# Wutang's spring fattie throwdown entry.  The Triple Stuffed Breakfast fattie.



## wutang (Apr 19, 2009)

A while back I stuffed one fattie inside another so I have been looking for an excuse to make a triple stuffed fattie. The spring throwdown was the perfect reasone to make it happen

Started with 1/4 lb of JD breakfast sausage wrapped around a couple of store bought french toast sticks


Then put that inside another fattie with a waffle and some maple syrup drizzled in.


Then put that double fattie inside another fattie with blueberry pancakes and fresh blueberries, topped with blueberry syrup


Triple fattie all rolled up.


After a little over 3 hours smoked with cherry wood. Temps between 220-240. 


Sliced open pic


Thanks for checking out my Q!


----------



## ronp (Apr 19, 2009)

Nice!! Look great.


----------



## pignit (Apr 19, 2009)

*Shweeeeeet!*


----------



## rivet (Apr 19, 2009)

Gawd, that's a nice looking monster......well done!!


----------



## werdwolf (Apr 19, 2009)

That is awesome looking


----------



## porked (Apr 19, 2009)

Unbelievable! What a nice lookin' meal!


----------



## irishteabear (Apr 19, 2009)

You've outdone yourself. 
	

	
	
		
		



		
		
	


	





   Looks great.  How did it taste?


----------



## tasunkawitko (Apr 19, 2009)

excellent innovation and certain to be a crowd-pleaser!


----------



## morkdach (Apr 19, 2009)

monster fatty ya got there look great thanks fot the qview


----------



## wutang (Apr 19, 2009)

Thanks everyone for the comments/points. I appreciate it.

It tasted great. I would definately do it again.


----------



## daboys (Apr 19, 2009)

That does look like it tasted great. I'm gonna have to try this one. Nice job!


----------



## the dude abides (Apr 19, 2009)

That's brilliant.  I thought I'd seen it all with the fatty stuffed in another fattie.  But you took it one higher.  

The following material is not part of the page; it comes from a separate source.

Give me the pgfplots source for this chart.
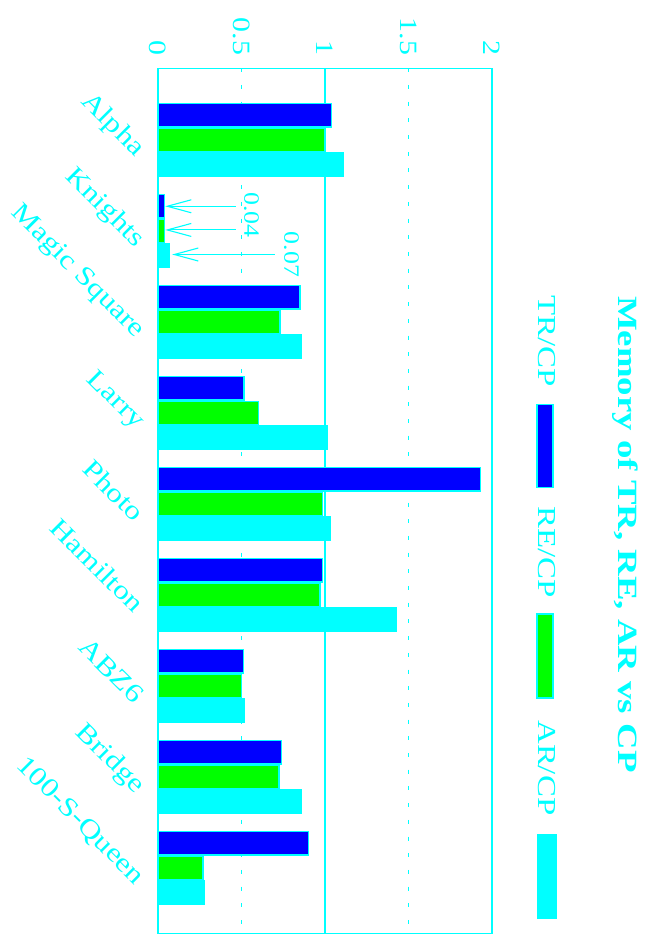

It's like in Spinal Tap "this amp goes all the way to eleven" "it's one louder"


----------



## sumosmoke (Apr 20, 2009)

You're killing me with these massive breakfast fatty's!!! Dang, Adam. I'm not sure if the title "fatty rolling wizard" is appropriate for your skills, but it sure fits!


----------



## jaye220 (Apr 20, 2009)

Very, very nice...that is a monster but man, does it look good.


----------



## jagerviking (Apr 20, 2009)

That is one sweet fattie, my daughter would kill for that!


----------



## erain (Apr 20, 2009)

i dunno... if i know adam, the quad is up next in line!!! nice one, that bluebery combo is a good tasting one too!!!


----------



## wutang (Apr 20, 2009)

Thanks, maybe I should put that in my signature line. LOL 
	

	
	
		
		



		
		
	


	





Ya know, I just can't think of a reason NOT to try it. I just have to decide on the ingredients.


----------



## grothe (Apr 20, 2009)

One heck of a rollin job wutang....nicely done!!


----------



## bayoubear (Apr 20, 2009)

definitely turned the knob up to eleven !


----------



## mgwerks (Apr 20, 2009)

It's a Toas-affl-cake fattie!  (KINDA LIKE TURDUCKEN).

Nice job there, 'tang!


----------



## fishawn (Apr 20, 2009)

Nice work!


----------



## falmund (Apr 24, 2009)

Man alive, that is a gorgeous hunk of artery clogging yumminess.  Looks very solid, too.  Mine never present quite that well.


----------